Risk. We don’t take enough of it. When a besuited business type talks about ‘thinking outside the box’, we know he (it’s always a he) means the exact opposite. He means thinking inside a very tight set of constraints that are all to do with the avoidance of risk.
Business gobbledegookers are like senior civil servants. Their careers are dedicated to not rocking the boat, because rocked boats can capsize, and with them go the careers of the rockers. So nothing much of any interest ever happens in their organisations, until a wave of redundancies sweeps across them.
You see avoidance of risk in formulaic movies, whether they be from Hollywood, Bollywood or Britain. Avoidance of risk governs the marketing of cars, in that every car brand has to offer exactly the same level of equipment, at every price point, that every other car brand offers. Hence, in a double-whammy risk-avoidance manoeuvre, the ludicrous race to fit more and more increasingly unnecessary air bags to protect against ever-less likely forms of collision. Which means that cars are heavy and have little space inside them, but are amazingly safe should you happen to crash. Thus cocooned, their drivers drive much more dangerously. Which makes life that much riskier for pedestrians and cyclists.

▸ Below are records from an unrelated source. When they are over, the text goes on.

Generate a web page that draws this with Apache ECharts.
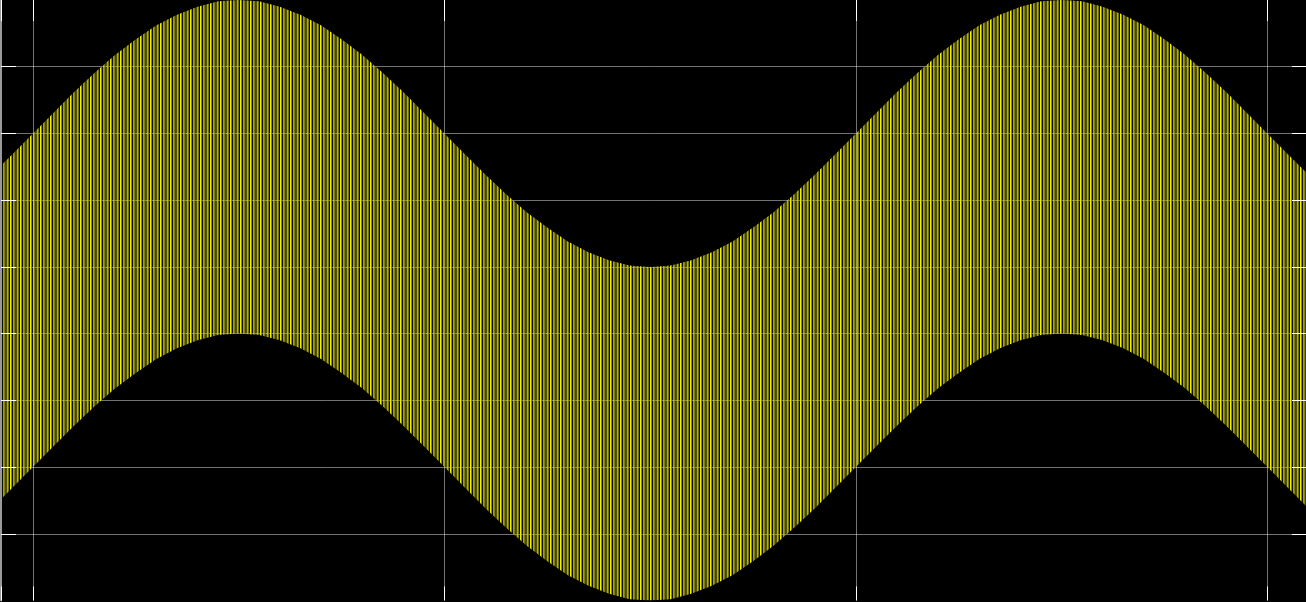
<!DOCTYPE html>
<html>
<head>
<meta charset="UTF-8">
<title>scope</title>
<script src="https://cdn.jsdelivr.net/npm/echarts@6/dist/echarts.min.js"></script>
<style>
  html, body { margin: 0; padding: 0; background: #000; }
  #chart { width: 1306px; height: 602px; }
</style>
</head>
<body>
<div id="chart"></div>
<script>
// x in divisions (vertical grid lines at 0,1,2,3)
var xDiv = [-0.10, -0.05, 0.00, 0.05, 0.10, 0.15, 0.20, 0.25, 0.30, 0.35, 0.40, 0.45, 0.50,
            0.55, 0.60, 0.65, 0.70, 0.75, 0.80, 0.85, 0.90, 0.95, 1.00, 1.05, 1.10, 1.15, 1.20,
            1.25, 1.30, 1.35, 1.40, 1.45, 1.50, 1.55, 1.60, 1.65, 1.70, 1.75, 1.80, 1.85, 1.90,
            1.95, 2.00, 2.05, 2.10, 2.15, 2.20, 2.25, 2.30, 2.35, 2.40, 2.45, 2.50, 2.55, 2.60,
            2.65, 2.70, 2.75, 2.80, 2.85, 2.90, 2.95, 3.00, 3.05, 3.10];
// top edge of the yellow band (divisions)
var upperEnv = [2.38, 2.69, 3.00, 3.31, 3.62, 3.91, 4.18, 4.41, 4.62, 4.78, 4.90, 4.98, 5.00,
                4.98, 4.90, 4.78, 4.62, 4.41, 4.18, 3.91, 3.62, 3.31, 3.00, 2.69, 2.38, 2.09, 1.82,
                1.59, 1.38, 1.22, 1.10, 1.02, 1.00, 1.02, 1.10, 1.22, 1.38, 1.59, 1.82, 2.09, 2.38,
                2.69, 3.00, 3.31, 3.62, 3.91, 4.18, 4.41, 4.62, 4.78, 4.90, 4.98, 5.00, 4.98, 4.90,
                4.78, 4.62, 4.41, 4.18, 3.91, 3.62, 3.31, 3.00, 2.69, 2.38];
// bottom edge of the yellow band (divisions)
var lowerEnv = [-2.62, -2.31, -2.00, -1.69, -1.38, -1.09, -0.82, -0.59, -0.38, -0.22, -0.10, -0.02, 0.00,
                -0.02, -0.10, -0.22, -0.38, -0.59, -0.82, -1.09, -1.38, -1.69, -2.00, -2.31, -2.62, -2.91, -3.18,
                -3.41, -3.62, -3.78, -3.90, -3.98, -4.00, -3.98, -3.90, -3.78, -3.62, -3.41, -3.18, -2.91, -2.62,
                -2.31, -2.00, -1.69, -1.38, -1.09, -0.82, -0.59, -0.38, -0.22, -0.10, -0.02, 0.00, -0.02, -0.10,
                -0.22, -0.38, -0.59, -0.82, -1.09, -1.38, -1.69, -2.00, -2.31, -2.62];
// y divisions
var yTicks = ['-4', '-3', '-2', '-1', '0', '1', '2', '3', '4', '5'];

// carrier texture: ~3.33px per cycle, gaps left see-through
function carrierPattern() {
    var c = document.createElement('canvas');
    c.width = 10; c.height = 2;
    var g = c.getContext('2d');
    for (var i = 0; i < 3; i++) {
        var x0 = i * 10 / 3;
        g.fillStyle = '#f2f200';
        g.fillRect(x0, 0, 1.1, 2);
        g.fillStyle = '#96960a';
        g.fillRect(x0 + 1.1, 0, 1.0, 2);
    }
    return c;
}
var texture = { image: carrierPattern(), repeat: 'repeat' };

var inner = function (i) { return i > 0 && i < yTicks.length - 1; };
var gridColor = 'rgba(255,255,255,0.45)';
var xRange = { min: -0.0777, max: 3.094, splitNumber: 3, minInterval: 1, maxInterval: 1 };

function xAxisOf(pos, z, extra) {
    return Object.assign({
        type: 'value', position: pos, z: z,
        axisLine: { show: false, onZero: false }, axisLabel: { show: false },
        axisTick: { show: false }, splitLine: { show: false }
    }, xRange, extra);
}
function yAxisOf(pos, z, extra) {
    return Object.assign({
        type: 'category', position: pos, z: z, data: yTicks, boundaryGap: false,
        axisLine: { show: false, onZero: false }, axisLabel: { show: false },
        axisTick: { show: false }, splitLine: { show: false }
    }, extra);
}

var chart = echarts.init(document.getElementById('chart'));
var option = {
    backgroundColor: '#000',
    animation: false,
    grid: { left: 1, right: -1, top: -6.77, bottom: 1.5 },
    xAxis: [
        xAxisOf('bottom', 0, { splitLine: { show: true, showMinLine: false, showMaxLine: false, lineStyle: { color: gridColor, width: 1 } } }),
        xAxisOf('bottom', 5, { axisTick: { show: true, inside: true, length: 14, lineStyle: { color: '#fff', width: 1 } } }),
        xAxisOf('top', 5, { axisTick: { show: true, inside: true, length: 21, lineStyle: { color: '#fff', width: 1 } } })
    ],
    yAxis: [
        yAxisOf('left', 0, { splitLine: { show: true, interval: inner, lineStyle: { color: gridColor, width: 1 } } }),
        yAxisOf('left', 5, {
            axisLine: { show: true, onZero: false, lineStyle: { color: '#9a9a9a', width: 2 } },
            axisTick: { show: true, inside: true, length: 15, interval: inner, lineStyle: { color: '#fff', width: 1 } }
        }),
        yAxisOf('right', 5, {
            axisTick: { show: true, inside: true, length: 14, interval: inner, lineStyle: { color: '#fff', width: 1 } }
        }),
        { type: 'value', show: false, min: -4, max: 5 }
    ],
    series: [{
        type: 'custom', coordinateSystem: 'cartesian2d', xAxisIndex: 0, yAxisIndex: 3,
        silent: true, clip: true, z: 2,
        data: [[xDiv[0], upperEnv[0]]],
        renderItem: function (params, api) {
            var pts = [];
            for (var i = 0; i < xDiv.length; i++) pts.push(api.coord([xDiv[i], upperEnv[i]]));
            for (var j = xDiv.length - 1; j >= 0; j--) pts.push(api.coord([xDiv[j], lowerEnv[j]]));
            return { type: 'polygon', shape: { points: pts }, style: { fill: texture } };
        }
    }]
};
chart.setOption(option);
</script>
</body>
</html>
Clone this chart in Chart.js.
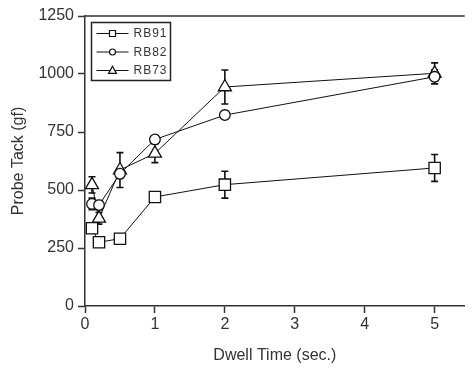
<!DOCTYPE html>
<html>
<head>
<meta charset="utf-8">
<script src="https://cdn.jsdelivr.net/npm/chart.js@4.4.0/dist/chart.umd.min.js"></script>
<style>
  html, body { margin: 0; padding: 0; background: #fff; }
  #wrap { width: 474px; height: 368px; }
</style>
</head>
<body>
<div id="wrap"><canvas id="c" width="474" height="368"></canvas></div>
<script>
// ---- data ----
const dwellTimes = [0.1, 0.2, 0.5, 1, 2, 5];
const seriesNames = ['RB91', 'RB82', 'RB73'];
const rb91 = [335, 275, 290, 470, 523, 595];
const rb91Err = [15, 0, 8, 15, 58, 58];
const rb82 = [440, 435, 570, 718, 823, 988];
const rb82Err = [25, 20, 20, 15, 12, 30];
const rb73 = [522, 378, 586, 658, 944, 1003];
const rb73Err = [35, 25, 75, 40, 73, 45];
const xTicks = [0, 1, 2, 3, 4, 5];
const yTicks = [0, 250, 500, 750, 1000, 1250];

const FONT = '"Liberation Sans", Arial, Helvetica, sans-serif';
const INK = '#111';
const TXT = '#333';

function pts(vals) { return dwellTimes.map((x, i) => ({ x: x, y: vals[i] })); }

const styles = [
  { pointStyle: 'rect', pointRadius: 8 },
  { pointStyle: 'circle', pointRadius: 5.3 },
  { pointStyle: 'triangle', pointRadius: 7.5 }
];
const errs = [rb91Err, rb82Err, rb73Err];

const datasets = [rb91, rb82, rb73].map((vals, i) => ({
  label: seriesNames[i],
  data: pts(vals),
  borderColor: INK,
  borderWidth: 1,
  backgroundColor: '#fff',
  pointStyle: styles[i].pointStyle,
  pointRadius: styles[i].pointRadius,
  pointBorderWidth: 1.3,
  pointBorderColor: INK,
  pointBackgroundColor: '#fff',
  tension: 0,
  errors: errs[i]
}));

const errorBars = {
  id: 'errorBars',
  beforeDatasetsDraw(chart) {
    const ctx = chart.ctx;
    const xs = chart.scales.x, ys = chart.scales.y;
    ctx.save();
    ctx.strokeStyle = INK;
    ctx.lineWidth = 1.6;
    chart.data.datasets.forEach((ds) => {
      ds.data.forEach((p, j) => {
        const e = ds.errors[j];
        if (!e) return;
        const px = xs.getPixelForValue(p.x);
        const y1 = ys.getPixelForValue(p.y + e);
        const y2 = ys.getPixelForValue(p.y - e);
        ctx.beginPath();
        ctx.moveTo(px, y1); ctx.lineTo(px, y2);
        ctx.moveTo(px - 3.5, y1); ctx.lineTo(px + 3.5, y1);
        ctx.moveTo(px - 3.5, y2); ctx.lineTo(px + 3.5, y2);
        ctx.stroke();
      });
    });
    ctx.restore();
  }
};

function drawMarker(ctx, style, x, y, r) {
  ctx.beginPath();
  if (style === 'rect') {
    ctx.rect(x - r, y - r, 2 * r, 2 * r);
  } else if (style === 'circle') {
    ctx.arc(x, y, r, 0, Math.PI * 2);
  } else {
    ctx.moveTo(x, y - r * 1.2);
    ctx.lineTo(x + r * 1.1, y + r * 0.8);
    ctx.lineTo(x - r * 1.1, y + r * 0.8);
    ctx.closePath();
  }
  ctx.fillStyle = '#fff';
  ctx.fill();
  ctx.stroke();
}

const frameAndLegend = {
  id: 'frameAndLegend',
  afterDraw(chart) {
    const ctx = chart.ctx;
    const a = chart.chartArea;
    ctx.save();
    ctx.strokeStyle = '#333';
    ctx.lineWidth = 1.5;
    ctx.beginPath();
    ctx.moveTo(a.left, a.top);
    ctx.lineTo(a.right, a.top);
    ctx.stroke();
    const bx = a.left + 6.5, by = a.top + 6.5, bw = 79, bh = 58;
    ctx.strokeStyle = '#222';
    ctx.lineWidth = 1.5;
    ctx.strokeRect(bx, by, bw, bh);
    const rows = [11, 29.5, 48];
    ctx.font = '12px ' + FONT;
    ctx.textBaseline = 'middle';
    ctx.fillStyle = TXT;
    try { ctx.letterSpacing = '1px'; } catch (e) {}
    chart.data.datasets.forEach((ds, i) => {
      const y = by + rows[i];
      ctx.strokeStyle = INK;
      ctx.lineWidth = 1.2;
      ctx.beginPath();
      ctx.moveTo(bx + 5, y); ctx.lineTo(bx + 37, y);
      ctx.stroke();
      drawMarker(ctx, ds.pointStyle, bx + 21, y, ds.pointStyle === 'triangle' ? 3.6 : 3);
      ctx.fillStyle = TXT;
      ctx.fillText(ds.label, bx + 42, y + 0.5);
    });
    ctx.restore();
  }
};

new Chart(document.getElementById('c'), {
  type: 'line',
  data: { datasets: datasets },
  options: {
    responsive: false,
    animation: false,
    events: [],
    layout: { padding: { top: 16, left: 0, right: 0, bottom: 0 } },
    plugins: { legend: { display: false }, tooltip: { enabled: false } },
    scales: {
      x: {
        type: 'linear',
        min: 0,
        max: 5.43,
        afterFit(s) { s.height = 62; },
        afterBuildTicks(s) { s.ticks = xTicks.map(v => ({ value: v })); },
        grid: { drawOnChartArea: false, drawTicks: true, tickLength: 7, tickColor: '#333', tickWidth: 1.5 },
        border: { display: true, color: '#333', width: 1.5 },
        ticks: { color: TXT, font: { family: FONT, size: 16 }, padding: 2, maxRotation: 0, callback: v => String(v) },
        title: { display: true, text: 'Dwell Time (sec.)', color: TXT, font: { family: FONT, size: 16 }, padding: { top: 0, bottom: 3 } }
      },
      y: {
        type: 'linear',
        min: 0,
        max: 1250,
        afterFit(s) { s.width = 85; },
        afterBuildTicks(s) { s.ticks = yTicks.map(v => ({ value: v })); },
        grid: { drawOnChartArea: false, drawTicks: true, tickLength: 7, tickColor: '#333', tickWidth: 1.5 },
        border: { display: true, color: '#333', width: 1.5 },
        ticks: { color: TXT, font: { family: FONT, size: 16 }, padding: 4, callback: v => String(v) },
        title: { display: true, text: 'Probe Tack (gf)', color: TXT, font: { family: FONT, size: 16 }, padding: { top: 9, bottom: 0 } }
      }
    }
  },
  plugins: [errorBars, frameAndLegend]
});
</script>
</body>
</html>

Then again, we take huge risks all the time. Being born is bad, risk-wise, because it immediately begins the countdown to death. On your way there, being a man is risky, because you will most likely not live as long as a woman and you will be more prone to violent attacks, usually from other men. It is risky to be poor. It is risky to indulge in certain sports. It is risky to live in Scotland, because your stereotypical diet will be fried Mars bars and chips, and that’s just not good for you.
Getting to be old is also a highly risky business, because, though you have managed to avoid all the hazards of youth, you will be more prone to diseases simply by virtue of being old. It’s sheer madness, frankly, to be 98 years old. Especially if you want to take out a life assurance policy.
You can look at this in two ways when considering innovation. In one way, it is very bad to innovate because of the very high risk of failure. Better to let someone else take the initial risk, and then come in second with an improved, more marketable, me-too product. In another way, all the most successful companies – from Ford to Microsoft – are driven by innovation in their growth years, and it is only when they are fully established, with edgy shareholders and market analysts watching them, that they adopt the me-too mentality. Doing that means that the company is doomed, but probably not for some years, even decades.
But this is too simplistic, because it overlooks something that is simpler still: the both-and/or approach. Beyond a certain, relatively small, size, any company in the design business can operate on two levels. It can do all its run-of-the-mill profitable and unexceptional work. And in the corner, or after hours, it can do outrageous stuff that will set the world alight, if only a client is courageous enough to adopt it. High risk. But one day, that client might just say yes, because there are only so many identikit presentations that any one person can stand. Never underestimate the transformative power of pure boredom.